Netanyahu’s government has indicated that the halt in fighting cannot last more than 10 days
Truce for a few more days, then Israel’s attack resumed, this time concentrated in southern Gaza. This is the scenario outlined by the Washington Post for the future of the Jewish State’s military operation in the Palestinian enclave, launched in response to the October 7 massacre by Hamas.
According to the conservative American newspaper, the days following the truce that came into force last Friday were “bright” compared to weeks of “desolation” and deaths. Civilians stranded in Gaza began to receive aid, more than 90 hostages held by Hamas were released, and in return Israel freed over 200 Palestinians, many of whom were held in prison without charge. But the apparent improvement in the situation is only the result of what happened before the truce: Gaza has been devastated by thousands of airstrikes and fighting, with more than 13,000 Palestinians dead and 80% of the population displaced. And violence is also breaking out in the West Bank.
The forecasts for the future do not suggest anything positive. Despite appeals from the United Nations and mediating parties, including Qatar, the truce looks set to end soon. The government of Prime Minister Benjamin Netanyahu has indicated that the halt in fighting cannot last more than 10 days, i.e. no later than this weekend. After that, Israel is determined to resume the war since its primary objective – the destruction of Hamas – has not yet been achieved.
Yesterday the head of the Israeli army, Herzi Halevi, declared that he had approved the battle plan for the next few days. “We know what needs to be done and we are ready for the next step,” he said. It’s unclear what exactly this plan entails, but the only route for Israeli forces appears to be south, the Washington Post highlights, noting that Israeli officials believe many Hamas leaders have fled to this area from Gaza City and the north. Not surprisingly, before the pause began, Israel had begun dropping leaflets near Khan Younis, a city in the south of the Strip, asking the population to move west.
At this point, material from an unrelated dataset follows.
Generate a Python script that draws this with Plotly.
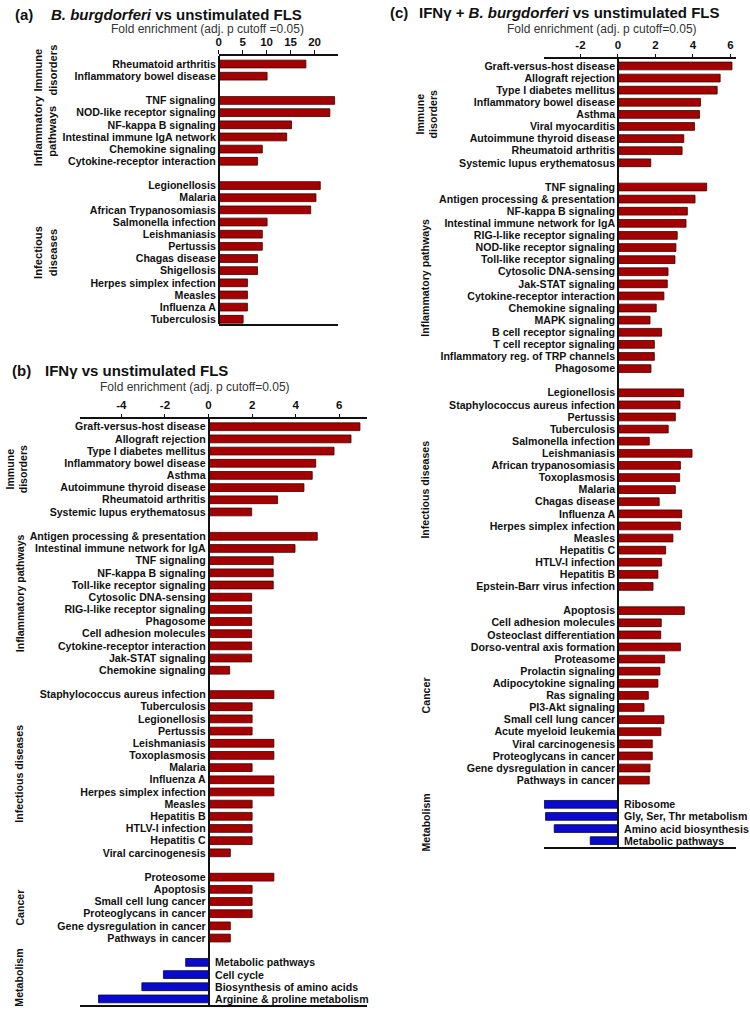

The resumption of the military operation inevitably brings with it fears, including those of the United States, that another massacre of civilians could occur. An estimated two million Palestinians and a large percentage of displaced people are in the southern part of Gaza, many of whom have already heeded earlier Israeli warnings to leave the densely populated northern area.
Privately, according to the Washington Post, the Biden Administration has begun to warn the Israelis about the need to reduce civilian casualties as much as possible. “They can’t do in the south what they did in the north,” a senior official said. The United States is calling for strict operational limits on where operations can take place and the protection of hospitals and UN facilities. And while Washington continues to work for an extension of the truce, Netanyahu is under pressure at home in the opposite direction.
“Stopping the war = shattering the government,” far-right figure Itamar Ben Gvir, who serves as national security minister in the fragile governing coalition, said on Tuesday. Not long after, Netanyahu said that “there is no situation in which we don’t go back to fighting until the end.” It’s not hard to understand why Israeli authorities bristle at the idea of a prolonged ceasefire. If the most significant purpose of this conflict is to destroy Hamas, that task is not complete: Hamas clearly has not been destroyed if it still holds hostages and is able to negotiate their release.
Israel also has to deal with the enormous economic cost of the conflict, given the number of people who now work in the army rather than in the economy: the Central Bank predicts that the war with Hamas will cost $53 billion between 2023 and 2025, with a 3% hit on GDP.
Some say the price is worth paying. “The costs of war are short-term compared to the long-term benefits resulting from people returning to a safe life,” an Israeli official told David Ignatius last weekend. Yet, with so much uncertainty about the next round of fighting and no firm plan for what will happen in Gaza once the conflict ends, it may not be such a simple calculation.